In the early days of Astros’ baseball (the writer came here shortly after the move from Colt .45s to Astros), any TV appearance was must-see TV. Back in the ’60s, the Astros’ appearances on the TV were few and very far between. For a few years, their only appearance on local TV was Sunday road games or very occasional appearances on the Game of the Week, not due to their performance, but because the Astrodome was a perfect back up site for the main game in case rain came through.
Over time the TV coverage morphed into what we see these days with baseball on TV for every game of the season. So, during this time, the eyes of the fans were more choosy. They were not watching every game, and inside those games, they were not watching every inning or every at bat. So, the idea of “Must See” TV came about over time, even if it was unspoken.
- In the early days of more TV coverage (and these days, my feeble brain does not remember exactly when that occurred, but I believe it was early to mid-’70s), Cesar Cedeno used to be my Must See Astro. With that Power-Speed combo, you were not sure if you were going to see a home run, a bunt single/ stolen base “double”, or a spectacular catch in the outfield.
- Towards the late ’70s, this morphed over to a must-see pitcher, and that pitcher was J.R. Richard. He was such an imposing giant of a man with the killer combination of overwhelming fastball paired with a totally devastating slider. While the fans loved to watch his outings, the opponents would rather see just about anyone else on the mound.
- The early ’80s brought the Astros’ first successful playoff run….and Nolan Ryan. The Ryan Express was must-see TV as you never knew what he might bring to the game, whether it was hitting a home run in his first start for the home team, taking over the lead in career strikeouts or throwing his record-breaking 5th no-hitter.
- In the mid to late ’80’s the must-see Astro was pitcher Mike Scott as he at times was the most dominant pitcher in the game, winning the Cy Young and clinching the 1986 pennant with a no-hitter and coming within one start that never happened of leading the team to their first World Series. And those rumors of his split-finger having a little extra relish on it? Just rumors as far as we were concerned.
- The ’90s were dominated by two Astros, who both at times were Must See TV. Whether it was seeing whether Craig Biggio could get out of the first without a hustle induced dirty uniform or watching Jeff Bagwell launch a moon shot with that unbelievably spread out batting stance, they both gave fans plenty of reasons to watch them play. Did we know they would end up being the Astros first real entrants in the Hall of Fame? We did not care as they both gave us something to love almost every game.

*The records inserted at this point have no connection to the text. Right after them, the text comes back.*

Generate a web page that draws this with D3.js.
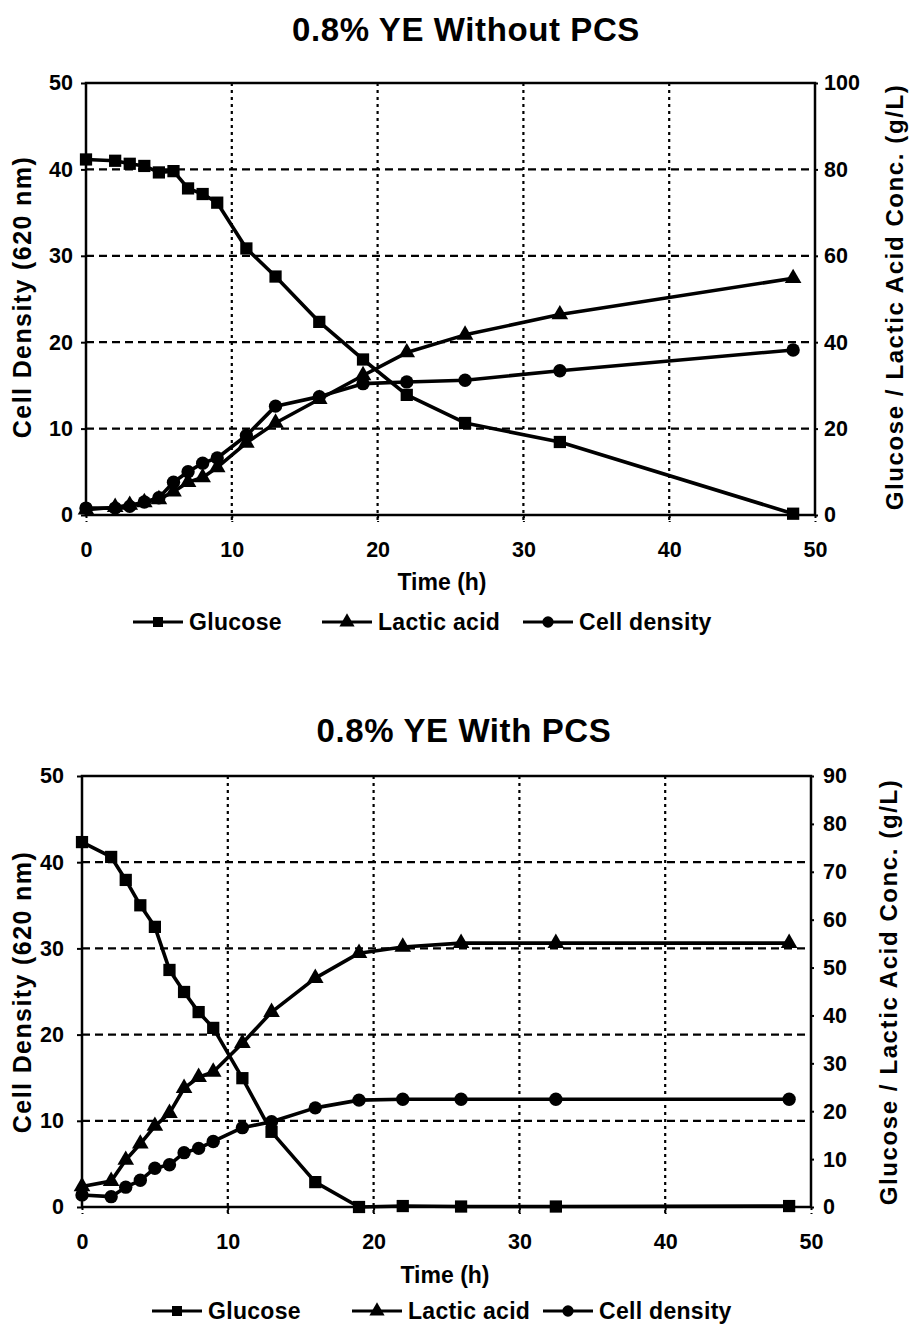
<!DOCTYPE html>
<html>
<head>
<meta charset="utf-8">
<script src="https://cdn.jsdelivr.net/npm/d3@7"></script>
<style>
  body { margin: 0; background: #fff; }
  text { font-family: "Liberation Sans", Arial, sans-serif; font-weight: bold; fill: #000; }
</style>
</head>
<body>
<div id="chart"></div>
<script>
// ------------------------------------------------------------------------ //
// DATA
// ------------------------------------------------------------------------ //

// sampling times (h), same for both runs
var times = [0, 2, 3, 4, 5, 6, 7, 8, 9, 11, 13, 16, 19, 22, 26, 32.5, 48.5];

// 0.8% YE without PCS
var glucoseA = [82.3, 82.0, 81.3, 80.8, 79.3, 79.6, 75.6, 74.3, 72.3, 61.7, 55.2, 44.7, 36.0, 27.8, 21.3, 16.9, 0.3];
var lacticA  = [1.2, 1.8, 2.3, 2.9, 3.6, 5.4, 7.6, 8.7, 11.0, 16.7, 21.3, 26.8, 32.3, 37.6, 41.7, 46.4, 54.8];
var cellA    = [0.8, 0.8, 1.0, 1.5, 2.0, 3.8, 5.0, 6.0, 6.6, 9.2, 12.6, 13.7, 15.2, 15.4, 15.6, 16.7, 19.1];

// 0.8% YE with PCS
var glucoseB = [76.2, 73.1, 68.3, 63.0, 58.5, 49.5, 44.9, 40.7, 37.4, 26.9, 15.7, 5.2, 0.0, 0.2, 0.1, 0.1, 0.2];
var lacticB  = [4.3, 5.4, 9.8, 13.2, 16.9, 19.6, 24.8, 27.1, 28.2, 34.2, 40.7, 47.8, 53.0, 54.3, 55.1, 55.1, 55.1];
var cellB    = [1.4, 1.2, 2.3, 3.1, 4.5, 4.9, 6.3, 6.8, 7.6, 9.2, 9.9, 11.5, 12.4, 12.5, 12.5, 12.5, 12.5];

var xTicks = [0, 10, 20, 30, 40, 50];
var leftTicks = [0, 10, 20, 30, 40, 50];
var rightTicksA = [0, 20, 40, 60, 80, 100];
var rightTicksB = [0, 10, 20, 30, 40, 50, 60, 70, 80, 90];
var legendNames = ["Glucose", "Lactic acid", "Cell density"];

// ------------------------------------------------------------------------ //
// SVG AREA
// ------------------------------------------------------------------------ //

var svg = d3.select("#chart")
  .append("svg")
    .attr("width", 911)
    .attr("height", 1327);

function drawChart(cfg) {
  var g = svg.append("g");

  var x = d3.scaleLinear().domain([0, 50]).range([cfg.left, cfg.right]);
  var yL = d3.scaleLinear().domain([0, 50]).range([cfg.bottom, cfg.top]);
  var yR = d3.scaleLinear().domain([0, cfg.rightMax]).range([cfg.bottom, cfg.top]);

  // title
  g.append("text")
    .attr("x", cfg.titleX).attr("y", cfg.titleY)
    .attr("text-anchor", "middle")
    .style("font-size", "33px")
    .style("letter-spacing", "0.6px")
    .text(cfg.title);

  // grid: dashed horizontal, dotted vertical
  g.selectAll(".hgrid")
    .data(leftTicks.slice(1, -1))
    .enter()
    .append("line")
      .attr("x1", cfg.left).attr("x2", cfg.right)
      .attr("y1", function(d){ return yL(d) }).attr("y2", function(d){ return yL(d) })
      .style("stroke", "#000").style("stroke-width", 2.2)
      .style("stroke-dasharray", "8,5");
  g.selectAll(".vgrid")
    .data(xTicks.slice(1, -1))
    .enter()
    .append("line")
      .attr("x1", function(d){ return x(d) }).attr("x2", function(d){ return x(d) })
      .attr("y1", cfg.top).attr("y2", cfg.bottom + 7)
      .style("stroke", "#000").style("stroke-width", 2.2)
      .style("stroke-dasharray", "3,4");

  // plot frame
  g.append("rect")
    .attr("x", cfg.left).attr("y", cfg.top)
    .attr("width", cfg.right - cfg.left).attr("height", cfg.bottom - cfg.top)
    .style("fill", "none").style("stroke", "#000").style("stroke-width", 2.5);

  // axes
  var xAxis = g.append("g")
    .attr("transform", "translate(0," + cfg.bottom + ")")
    .call(d3.axisBottom(x).tickValues(xTicks).tickSize(7).tickPadding(20));
  var lAxis = g.append("g")
    .attr("transform", "translate(" + cfg.left + ",0)")
    .call(d3.axisLeft(yL).tickValues(leftTicks).tickSize(5).tickPadding(cfg.leftPad));
  var rAxis = g.append("g")
    .attr("transform", "translate(" + cfg.right + ",0)")
    .call(d3.axisRight(yR).tickValues(cfg.rightTicks).tickSize(3).tickPadding(cfg.rightPad));
  [xAxis, lAxis, rAxis].forEach(function(a){
    a.select(".domain").remove();
    a.selectAll("line").style("stroke", "#000").style("stroke-width", 2);
    a.selectAll("text")
      .style("font-size", "21.5px")
      .style("font-family", "'Liberation Sans', Arial, sans-serif")
      .style("font-weight", "bold")
      .style("fill", "#000");
  });
  xAxis.selectAll("line").style("stroke-dasharray", "3,3");

  // axis titles
  g.append("text")
    .attr("x", cfg.xTitleX).attr("y", cfg.xTitleY)
    .attr("text-anchor", "middle")
    .style("font-size", "23px")
    .text("Time (h)");
  g.append("text")
    .attr("transform", "translate(" + cfg.lTitleX + "," + cfg.midY + ")rotate(-90)")
    .attr("text-anchor", "middle")
    .style("font-size", "25px")
    .style("letter-spacing", "1.4px")
    .text("Cell Density (620 nm)");
  g.append("text")
    .attr("transform", "translate(" + cfg.rTitleX + "," + cfg.midY + ")rotate(-90)")
    .attr("text-anchor", "middle")
    .style("font-size", "24px")
    .style("letter-spacing", "1.6px")
    .text("Glucose / Lactic Acid Conc. (g/L)");

  // series
  var series = [
    { vals: cfg.glucose, y: yR, sym: d3.symbolSquare, size: 150 },
    { vals: cfg.lactic,  y: yR, sym: d3.symbolTriangle, size: 120 },
    { vals: cfg.cell,    y: yL, sym: d3.symbolCircle, size: 140 }
  ];
  series.forEach(function(s){
    var pts = times.map(function(t, i){ return [x(t), s.y(s.vals[i])] });
    g.append("path")
      .attr("d", d3.line()(pts))
      .style("fill", "none").style("stroke", "#000").style("stroke-width", 3.6)
      .style("stroke-linejoin", "round");
    g.selectAll(null)
      .data(pts)
      .enter()
      .append("path")
        .attr("d", d3.symbol().type(s.sym).size(s.size))
        .attr("transform", function(d){ return "translate(" + d[0] + "," + d[1] + ")" })
        .style("fill", "#000");
  });

  // legend
  var syms = [d3.symbolSquare, d3.symbolTriangle, d3.symbolCircle];
  legendNames.forEach(function(name, i){
    var lx = cfg.legendX[i];
    g.append("line")
      .attr("x1", lx).attr("x2", lx + 50)
      .attr("y1", cfg.legendY).attr("y2", cfg.legendY)
      .style("stroke", "#000").style("stroke-width", 3.2);
    g.append("path")
      .attr("d", d3.symbol().type(syms[i]).size(100))
      .attr("transform", "translate(" + (lx + 25) + "," + cfg.legendY + ")")
      .style("fill", "#000");
    g.append("text")
      .attr("x", lx + 56).attr("y", cfg.legendY + 8)
      .style("font-size", "23px")
      .style("letter-spacing", "0.3px")
      .text(name);
  });
}

drawChart({
  title: "0.8% YE Without PCS", titleX: 466, titleY: 41,
  left: 86, right: 815, top: 83, bottom: 515,
  rightMax: 100, rightTicks: rightTicksA, leftPad: 8, rightPad: 6,
  xTitleX: 442, xTitleY: 590, lTitleX: 31, rTitleX: 903, midY: 297,
  glucose: glucoseA, lactic: lacticA, cell: cellA,
  legendX: [133, 322, 523], legendY: 622
});

drawChart({
  title: "0.8% YE With PCS", titleX: 464, titleY: 742,
  left: 82, right: 811, top: 776, bottom: 1207,
  rightMax: 90, rightTicks: rightTicksB, leftPad: 13, rightPad: 9,
  xTitleX: 445, xTitleY: 1283, lTitleX: 31, rTitleX: 897, midY: 992,
  glucose: glucoseB, lactic: lacticB, cell: cellB,
  legendX: [152, 352, 543], legendY: 1311
});
</script>
</body>
</html>
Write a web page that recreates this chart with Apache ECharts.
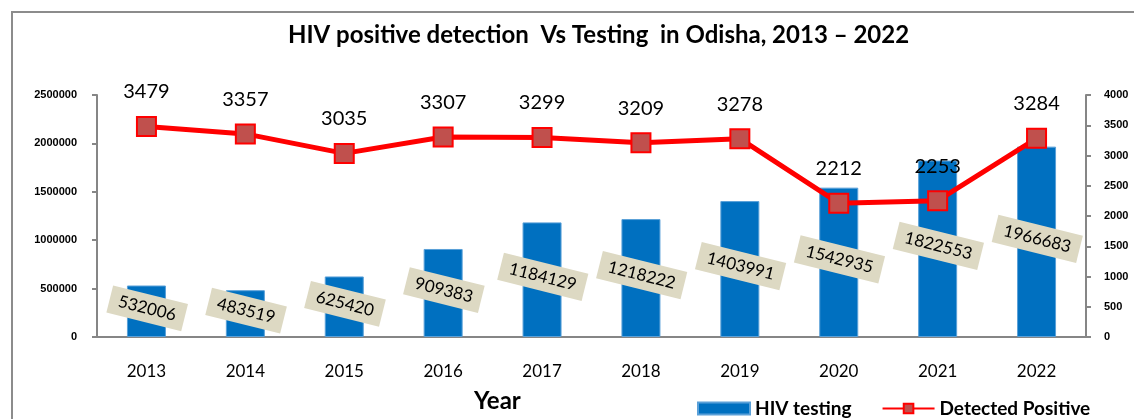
<!DOCTYPE html>
<html style="height: 100%">
  <head>
    <meta charset="utf-8" />
  </head>
  <body style="height: 100%; margin: 0; background: #fff">
    <div id="container" style="width: 1134px; height: 419px"></div>

    <script
      type="text/javascript"
      src="https://cdn.jsdelivr.net/npm/echarts@6/dist/echarts.min.js"
    ></script>

    <script type="text/javascript">
      var years = ["2013", "2014", "2015", "2016", "2017", "2018", "2019", "2020", "2021", "2022"];
      var hivTesting = [532006, 483519, 625420, 909383, 1184129, 1218222, 1403991, 1542935, 1822553, 1966683];
      var detectedPositive = [3479, 3357, 3035, 3307, 3299, 3209, 3278, 2212, 2253, 3284];

      var font = "Lato, 'Open Sans', sans-serif";
      var dom = document.getElementById("container");
      var myChart = echarts.init(dom);

      // plain numbers on both value axes, no thousands separators
      function plain(v) {
        return String(v);
      }

      var option = {
        backgroundColor: "#fff",
        animation: false,
        title: {
          text: "HIV positive detection  Vs Testing  in Odisha, 2013 \u2013 2022",
          left: 283,
          top: 18,
          textStyle: {
            fontFamily: font,
            fontSize: 24,
            fontWeight: "bold",
            color: "#000",
          },
        },
        graphic: [
          {
            type: "rect",
            shape: { x: 12, y: 12, width: 1300, height: 600 },
            style: { fill: "none", stroke: "#8c8c8c", lineWidth: 2 },
            silent: true,
          },
          {
            type: "text",
            left: 474,
            top: 389,
            style: {
              text: "Year",
              font: "bold 24px " + font,
              fill: "#000",
            },
          },
        ],
        legend: {
          left: 692,
          top: 394,
          itemGap: 30,
          itemWidth: 52,
          itemHeight: 12,
          textStyle: {
            fontFamily: font,
            fontSize: 19,
            fontWeight: "bold",
            color: "#000",
          },
          data: [
            { name: "HIV testing", icon: "rect" },
            { name: "Detected Positive" },
          ],
        },
        grid: {
          left: 97,
          right: 48,
          top: 95,
          bottom: 82,
        },
        xAxis: {
          type: "category",
          data: years,
          axisLine: { lineStyle: { color: "#868686", width: 2 } },
          axisTick: { length: 5, lineStyle: { color: "#868686", width: 2 } },
          axisLabel: {
            margin: 26,
            fontFamily: font,
            fontSize: 17,
            color: "#000",
          },
        },
        yAxis: [
          {
            type: "value",
            min: 0,
            max: 2500000,
            interval: 500000,
            splitLine: { show: false },
            axisLine: { show: true, lineStyle: { color: "#868686", width: 2 } },
            axisTick: { show: true, length: 5, lineStyle: { color: "#868686", width: 2 } },
            axisLabel: {
              margin: 20,
              formatter: plain,
              fontFamily: "'Liberation Sans', Arial, sans-serif",
              fontSize: 11,
              fontWeight: "bold",
              color: "#000",
            },
          },
          {
            type: "value",
            min: 0,
            max: 4000,
            interval: 500,
            splitLine: { show: false },
            axisLine: { show: true, lineStyle: { color: "#868686", width: 2 } },
            axisTick: { show: true, length: 5, lineStyle: { color: "#868686", width: 2 } },
            axisLabel: {
              margin: 18,
              formatter: plain,
              fontFamily: "'Liberation Sans', Arial, sans-serif",
              fontSize: 11,
              fontWeight: "bold",
              color: "#000",
            },
          },
        ],
        series: [
          {
            name: "HIV testing",
            type: "bar",
            yAxisIndex: 0,
            barWidth: 39,
            data: hivTesting,
            itemStyle: {
              color: "#0070c0",
              borderColor: "#5aa0d8",
              borderWidth: 1,
            },
            label: {
              show: true,
              position: "inside",
              offset: [0, -3],
              rotate: -14,
              fontFamily: font,
              fontSize: 17,
              color: "#000",
              backgroundColor: "#ddd9c3",
              padding: [6, 9, 5, 9],
            },
            z: 2,
          },
          {
            name: "Detected Positive",
            type: "line",
            yAxisIndex: 1,
            data: detectedPositive,
            symbol: "rect",
            symbolSize: 19,
            lineStyle: { color: "#ff0000", width: 5 },
            itemStyle: {
              color: "#c0504d",
              borderColor: "#ff0000",
              borderWidth: 2,
            },
            label: {
              show: true,
              position: "top",
              distance: 14,
              fontFamily: font,
              fontSize: 20,
              color: "#000",
            },
            z: 3,
          },
        ],
      };

      option && myChart.setOption(option);
    </script>
  </body>
</html>
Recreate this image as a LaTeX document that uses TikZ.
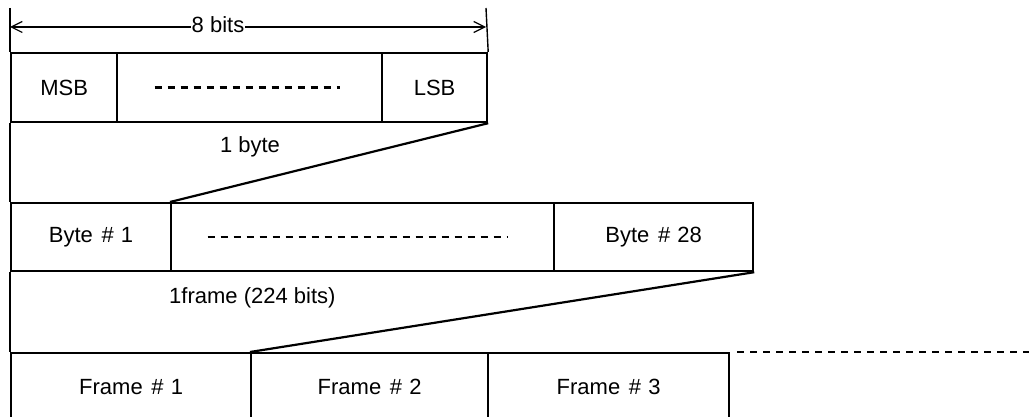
\documentclass[tikz,border=0pt]{standalone}
\usepackage{fontspec}
\setmainfont{Liberation Sans}
\usetikzlibrary{arrows.meta}
\newcommand{\hs}{\hspace{0.12em}\#\hspace{0.32em}}
\begin{document}
\begin{tikzpicture}[x=1pt,y=1pt,
  cell/.style={draw, line width=2.2pt, inner sep=0pt, anchor=north west, font=\fontsize{22}{26}\selectfont},
  lbl/.style={font=\fontsize{22}{26}\selectfont, inner sep=1pt},
  dots/.style={line width=2.6pt, dash pattern=on 7pt off 6pt},
  edge/.style={line width=2.2pt}]
\clip (0,0) rectangle (1029,-417);
\useasboundingbox (0,0) rectangle (1029,-417);
% top row
\node[cell, minimum width=106pt, minimum height=69pt] (msb) at (10,-52) {MSB};
\node[cell, minimum width=265pt, minimum height=69pt] (mid1) at (116,-52) {};
\node[cell, minimum width=105pt, minimum height=69pt] (lsb) at (381,-52) {LSB};
\draw[dots] ([xshift=-95pt]mid1.center) -- ([xshift=90pt]mid1.center);
% dimension
\coordinate (tl) at (10,-8);
\coordinate (tr) at (486,-8);
\draw[line width=1.4pt] (tl) -- (msb.north west);
\draw[line width=1.4pt] (tr) -- (lsb.north east);
\coordinate (al) at (10,-27);
\coordinate (ar) at (486,-27);
\draw[line width=1.2pt, {Straight Barb[length=11pt,width=11pt]}-{Straight Barb[length=11pt,width=11pt]}] (al) -- (ar);
\node[lbl, fill=white, inner sep=1pt] (bits) at (218,-25) {8 bits};
\node[lbl] (byte) at (250,-147) {1 byte};
% middle row
\node[cell, minimum width=160pt, minimum height=68pt] (b1) at (10,-202) {Byte \hs1};
\node[cell, minimum width=383pt, minimum height=68pt] (mid2) at (170,-202) {};
\node[cell, minimum width=199pt, minimum height=68pt] (b28) at (553,-202) {Byte \hs28};
\draw[dots] ([xshift=-155pt]mid2.center) -- ([xshift=145pt]mid2.center);
\draw[edge] (lsb.south east) -- (mid2.north west);
\node[lbl, anchor=west] (frm) at (168,-298) {1frame (224 bits)};
% bottom row
\node[cell, minimum width=240pt, minimum height=80pt] (f1) at (10,-352) {\raisebox{13pt}{Frame \hs1}};
\node[cell, minimum width=237pt, minimum height=80pt] (f2) at (250,-352) {\raisebox{13pt}{Frame \hs2}};
\node[cell, minimum width=241pt, minimum height=80pt] (f3) at (487,-352) {\raisebox{13pt}{Frame \hs3}};
\draw[edge] (b28.south east) -- (f2.north west);
\coordinate (far) at (1029,-352);
\draw[dots] ([xshift=7pt]f3.north east) -- (far);
% left spine
\draw[edge] (msb.south west) -- (b1.north west);
\draw[edge] (b1.south west) -- (f1.north west);
\end{tikzpicture}
\end{document}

- For the stretch run of the 1998 season, Randy Johnson, the Big Unit, was must-see TV all by himself. After the trade from Seattle, he won 10 of his 11 starts while compiling a microscopic 1.28 ERA and leading the team to their most wins (102) up to that time. World Series fever ran high, but they were cut down by Kevin Brown and the Padres in the NLDS.
- For most of the “Oughts”, two players were Must See for the Astros. Lance Berkman had a Jeff Bagwell bat with the ability to continue that production in the playoffs. On the pitching mound, Roy Oswalt was the one to watch as he shined from his first call up. They led them to their first playoff success and their first World Series appearance.
- The first part of the “Teens” was dominated by either Can’t See TV or Don’t Want to Watch TV. The Astros were totally torn down to become the worse team in baseball while also being undermined by local TV contract negotiations that kept them off of many TV sets back then and even some to this very day.
- Let’s face it the Astros between 2015 and 2019 were Must See TV as a team as they were one of the best teams in baseball during this time. Jose Altuve, Alex Bregman, George Springer, and Carlos Correa were part of a core that was so much fun to watch every day. Between 2017 and 2019, first Justin Verlander and then Justin and Gerrit Cole were pitchers who were bringing Cy Young caliber outings almost every time to the mound.
- In the second half of 2019, if you had a pulse as a baseball fan, you had to watch the at-bats of wunderkind Yordan Alvarez. His combination of awesome power and the ability to make contact made every at bat Must See TV.
- 2020 was a tougher season to watch as the team stumbled around, but when Kyle Tucker finally found his footing, it was a blast to watch him to see if he would steal another base or whack a gapper and leg out a triple or put one over the fence.
So…..here are the questions for you.
- Over the years, who has been must-see TV for you with the Astros?
- Who will be Must See TV for you in 2021?
- Looking into the future, is there anyone coming up that you think will be on your must-see list in years to come?